Supreme Court nominee John Roberts stated that it "seems indefensible" that 'silent prayer' in public schools could be prohibited, according to a memo released on Monday.

Referring to a ruling by the High Court in 1985, the then young lawyer working in the Reagan administration, wrote in a memo that he would support a constitutional amendment suggested by some Conservatives in Congress to allow silent reflection in the classroom.

The memo was issued following a decision by the Supreme Court that struck down an Alabama school prayer law that mandated a one-minute period of silence for meditation or prayer.

"The conclusion ... that the Constitution prohibits such a moment of silent reflection — or even silent prayer' — seems indefensible," wrote Roberts.

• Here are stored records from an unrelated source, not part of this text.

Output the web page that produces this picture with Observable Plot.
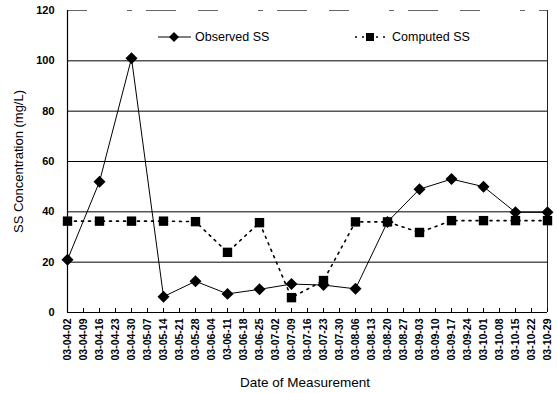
<!DOCTYPE html>
<html>
<head>
<meta charset="utf-8">
<script src="https://cdn.jsdelivr.net/npm/d3@7"></script>
<script src="https://cdn.jsdelivr.net/npm/@observablehq/plot@0.6"></script>
<style>
  html, body { margin: 0; padding: 0; background: #fff; }
  #chart { position: relative; width: 557px; height: 393px; }
  svg { font-family: Arial, "Liberation Sans", sans-serif; }
</style>
</head>
<body>
<div id="chart"></div>
<script>
// Weekly measurement-date tick labels (yy-mm-dd)
const dateTicks = [
  "03-04-02","03-04-09","03-04-16","03-04-23","03-04-30","03-05-07","03-05-14",
  "03-05-21","03-05-28","03-06-04","03-06-11","03-06-18","03-06-25","03-07-02",
  "03-07-09","03-07-16","03-07-23","03-07-30","03-08-06","03-08-13","03-08-20",
  "03-08-27","03-09-03","03-09-10","03-09-17","03-09-24","03-10-01","03-10-08",
  "03-10-15","03-10-22","03-10-29"
];

// Sampling dates (every two weeks)
const sampleDates = [
  "03-04-02","03-04-16","03-04-30","03-05-14","03-05-28","03-06-11","03-06-25",
  "03-07-09","03-07-23","03-08-06","03-08-20","03-09-03","03-09-17","03-10-01",
  "03-10-15","03-10-29"
];

// SS concentration (mg/L)
const observedSS = [21, 52, 101, 6.3, 12.4, 7.4, 9.2, 11.3, 10.9, 9.4, 36, 49, 53, 50, 39.8, 39.8];
const computedSS = [36.3, 36.3, 36.3, 36.3, 36.1, 23.9, 35.7, 5.9, 12.7, 36, 36, 31.8, 36.5, 36.5, 36.5, 36.5];

const yTicks = [0, 20, 40, 60, 80, 100, 120];
const gridTicks = [20, 40, 60, 80, 100];

const observed = sampleDates.map((d, i) => ({date: d, value: observedSS[i]}));
const computed = sampleDates.map((d, i) => ({date: d, value: computedSS[i]}));

const plot = Plot.plot({
  width: 557,
  height: 393,
  marginLeft: 67,
  marginRight: 10,
  marginTop: 10,
  marginBottom: 81,
  style: {fontFamily: "Arial, 'Liberation Sans', sans-serif", color: "#000", background: "#fff"},
  x: {type: "point", domain: dateTicks, padding: 0},
  y: {domain: [0, 120]},
  marks: [
    Plot.ruleY(gridTicks, {stroke: "#000", strokeWidth: 1}),
    Plot.ruleY([120], {stroke: "#666", strokeWidth: 1, strokeDasharray: "20,40,5,14,30,22"}),
    Plot.ruleX([dateTicks[dateTicks.length - 1]], {stroke: "#222", strokeWidth: 1}),
    Plot.ruleX([dateTicks[0]], {stroke: "#000", strokeWidth: 1.2}),
    Plot.ruleY([0], {stroke: "#000", strokeWidth: 1.2}),
    Plot.axisY({
      ticks: yTicks, tickSize: 0, tickPadding: 13,
      fontSize: 11, fontWeight: "bold", label: null
    }),
    Plot.text(["SS Concentration (mg/L)"], {
      frameAnchor: "left", textAnchor: "middle", rotate: -90, dx: -49, fontSize: 13, fill: "#000"
    }),
    Plot.axisX({
      ticks: dateTicks, tickSize: 0, tickPadding: 6, tickRotate: -90,
      fontSize: 10.5, fontWeight: "bold", label: null
    }),
    // short inward tick marks on the date axis
    Plot.axisX({ticks: dateTicks, tickSize: 4, text: null, label: null, dy: -4}),
    Plot.line(computed, {x: "date", y: "value", stroke: "#000", strokeWidth: 1.6, strokeDasharray: "2,5"}),
    Plot.dot(computed, {x: "date", y: "value", symbol: "square", r: 5.3, fill: "#000"}),
    Plot.line(observed, {x: "date", y: "value", stroke: "#000", strokeWidth: 1}),
    Plot.dot(observed, {x: "date", y: "value", symbol: "diamond2", r: 5.4, fill: "#000"})
  ]
});

document.getElementById("chart").appendChild(plot);

// Legend and x-axis title, drawn in the SVG's own pixel space
const svg = d3.select(plot);
const lg = svg.append("g")
  .attr("font-family", "Arial, 'Liberation Sans', sans-serif")
  .attr("font-size", 12.5)
  .attr("text-anchor", "start");
const legendY = 37;
// Observed SS entry
lg.append("line").attr("x1", 158).attr("x2", 191).attr("y1", legendY).attr("y2", legendY)
  .attr("stroke", "#000").attr("stroke-width", 1);
lg.append("path").attr("d", d3.symbol(d3.symbolSquare, 50)())
  .attr("transform", `translate(174,${legendY}) rotate(45)`).attr("fill", "#000");
lg.append("text").attr("x", 195).attr("y", legendY).attr("dy", "0.35em").text("Observed SS");
// Computed SS entry
lg.append("line").attr("x1", 355).attr("x2", 386).attr("y1", legendY).attr("y2", legendY)
  .attr("stroke", "#000").attr("stroke-width", 1.6).attr("stroke-dasharray", "2,5");
lg.append("rect").attr("x", 366).attr("y", legendY - 4).attr("width", 8).attr("height", 8).attr("fill", "#000");
lg.append("text").attr("x", 392).attr("y", legendY).attr("dy", "0.35em").text("Computed SS");
// X-axis title
svg.append("text").attr("x", 305).attr("y", 382).attr("dy", "0.35em").attr("text-anchor", "middle")
  .attr("font-family", "Arial, 'Liberation Sans', sans-serif").attr("font-size", 13.5)
  .text("Date of Measurement");
</script>
</body>
</html>
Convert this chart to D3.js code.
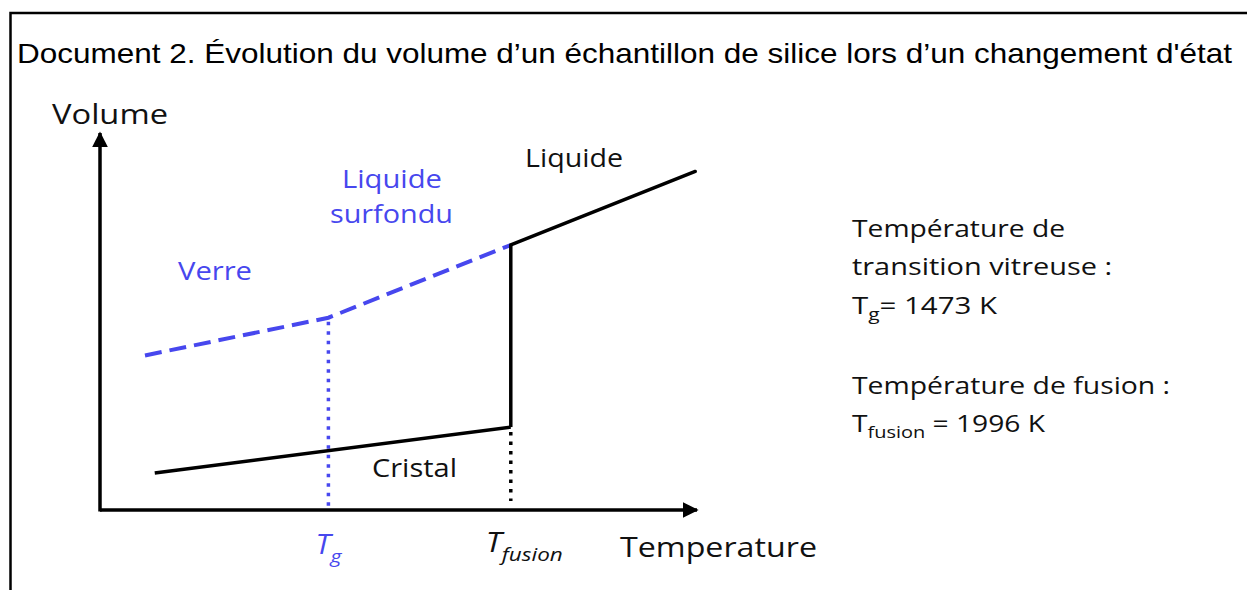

The memo was part of a collection of papers released by the Ronald Reagan Presidential library on Monday relating to Robert's time as a member of the White House counsel. There are, however 478 pages relating to the same material that have not been released relating to the same subject, told U.S. archivist Allen Weinstein to the Associated Press.

Despite the ruling in the Alabama prayer case, Roberts wrote in the memo that "careful analysis shows at least a majority of the justices would vote to uphold a simple moment of silence statute."

In the memo, Roberts speculated that Justice William Rehnquist had begun writing a majority opinion to uphold the law, but went too far, alienating Justices Sandra Day O'connor and Lewis Powell, who ended up voting against the law.

"Thus, as I see it, Rehnquist took a tenuous five-person majority and ... ended up losing the majority," he added.